Leave out the pictures and repeat every record exactly.

* Extracted information:
- - - - -

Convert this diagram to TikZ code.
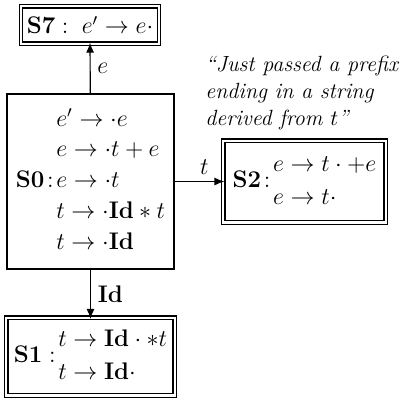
\documentclass[tikz,border=0pt]{standalone}
\usepackage{amsmath}
\usetikzlibrary{arrows.meta}
\usetikzlibrary{positioning}

\tikzset{
    state/.style={draw, semithick, inner sep=2pt, font=\fontsize{12}{14}\selectfont},
    trans/.style={-{Latex[length=5pt,width=4pt]}, semithick},
    lbl/.style={font=\fontsize{12}{14}\selectfont},
}

\begin{document}
\begin{tikzpicture}
    \useasboundingbox (0,0) rectangle (203pt,199pt);

    % States
    \renewcommand{\arraystretch}{1.1}
    \node [state, minimum width=83.5pt, minimum height=87.5pt] (S0) at (45.25pt,108.25pt)
        {$\mathbf{S0}\!:\!\begin{array}{@{}l@{}}
            e'\to\cdot e\\
            e\to\cdot t+e\\
            e\to\cdot t\\
            t\to\cdot\mathbf{Id}*t\\
            t\to\cdot\mathbf{Id}
        \end{array}$};

    \renewcommand{\arraystretch}{1.15}
    \node [state, minimum width=66pt, minimum height=17pt] (S7) at (45pt,186.5pt)
        {$\mathbf{S7}:\; e'\to e\cdot$};

    \node [state, minimum width=79.5pt, minimum height=39pt] (S2) at (152.25pt,108.25pt)
        {$\mathbf{S2}\!:\!\begin{array}{@{}l@{}}
            e\to t\cdot{+}e\\
            e\to t\cdot
        \end{array}$};

    \node [state, minimum width=82.5pt, minimum height=37pt] (S1) at (45.25pt,20.75pt)
        {$\mathbf{S1}:\!\begin{array}{@{}l@{}}
            t\to\mathbf{Id}\cdot*t\\
            t\to\mathbf{Id}\cdot
        \end{array}$};

    % Outer borders of the final states
    \foreach \s in {S7,S2,S1}
        \draw [semithick] ([shift={(-1.5pt,-1.5pt)}]\s.south west) rectangle ([shift={(1.5pt,1.5pt)}]\s.north east);

    % Transitions
    \draw [trans] (S0) -- node [right, lbl] {$e$} (S7);
    \draw [trans] (S0) -- node [pos=0.6, above, lbl] {$t$} (S2);
    \draw [trans] (S0) -- node [right, lbl] {$\mathbf{Id}$} (S1);

    % Note
    \node [anchor=north west, align=left, inner sep=0pt, font=\fontsize{11}{13.5}\selectfont\itshape]
        (note) at (102.5pt,171pt)
        {``Just passed a prefix\\ending in a string\\derived from $t$''};

\end{tikzpicture}
\end{document}
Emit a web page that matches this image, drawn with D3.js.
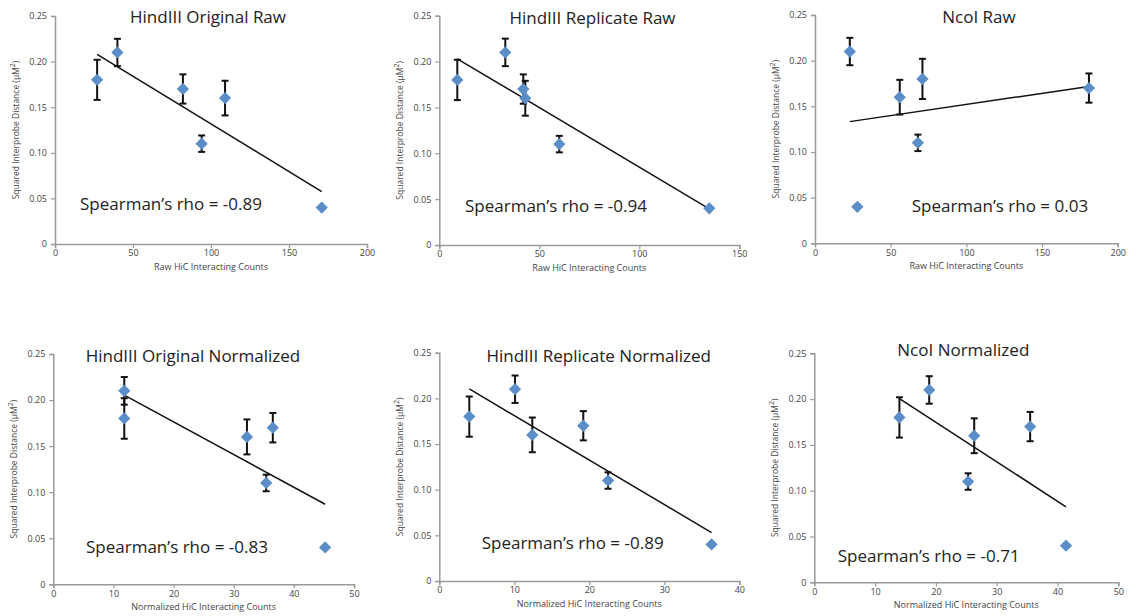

- - - - -

* Expected answer:
Convert this diagram to TikZ code.
\documentclass[tikz,border=0pt]{standalone}
\usepackage{amsmath}
\usetikzlibrary{arrows.meta}
\usetikzlibrary{positioning}

\tikzset{
    state/.style={draw, semithick, inner sep=2pt, font=\fontsize{12}{14}\selectfont},
    trans/.style={-{Latex[length=5pt,width=4pt]}, semithick},
    lbl/.style={font=\fontsize{12}{14}\selectfont},
}

\begin{document}
\begin{tikzpicture}
    \useasboundingbox (0,0) rectangle (203pt,199pt);

    % States
    \renewcommand{\arraystretch}{1.1}
    \node [state, minimum width=83.5pt, minimum height=87.5pt] (S0) at (45.25pt,108.25pt)
        {$\mathbf{S0}\!:\!\begin{array}{@{}l@{}}
            e'\to\cdot e\\
            e\to\cdot t+e\\
            e\to\cdot t\\
            t\to\cdot\mathbf{Id}*t\\
            t\to\cdot\mathbf{Id}
        \end{array}$};

    \renewcommand{\arraystretch}{1.15}
    \node [state, minimum width=66pt, minimum height=17pt] (S7) at (45pt,186.5pt)
        {$\mathbf{S7}:\; e'\to e\cdot$};

    \node [state, minimum width=79.5pt, minimum height=39pt] (S2) at (152.25pt,108.25pt)
        {$\mathbf{S2}\!:\!\begin{array}{@{}l@{}}
            e\to t\cdot{+}e\\
            e\to t\cdot
        \end{array}$};

    \node [state, minimum width=82.5pt, minimum height=37pt] (S1) at (45.25pt,20.75pt)
        {$\mathbf{S1}:\!\begin{array}{@{}l@{}}
            t\to\mathbf{Id}\cdot*t\\
            t\to\mathbf{Id}\cdot
        \end{array}$};

    % Outer borders of the final states
    \foreach \s in {S7,S2,S1}
        \draw [semithick] ([shift={(-1.5pt,-1.5pt)}]\s.south west) rectangle ([shift={(1.5pt,1.5pt)}]\s.north east);

    % Transitions
    \draw [trans] (S0) -- node [right, lbl] {$e$} (S7);
    \draw [trans] (S0) -- node [pos=0.6, above, lbl] {$t$} (S2);
    \draw [trans] (S0) -- node [right, lbl] {$\mathbf{Id}$} (S1);

    % Note
    \node [anchor=north west, align=left, inner sep=0pt, font=\fontsize{11}{13.5}\selectfont\itshape]
        (note) at (102.5pt,171pt)
        {``Just passed a prefix\\ending in a string\\derived from $t$''};

\end{tikzpicture}
\end{document}
Emit a web page that matches this image, drawn with D3.js.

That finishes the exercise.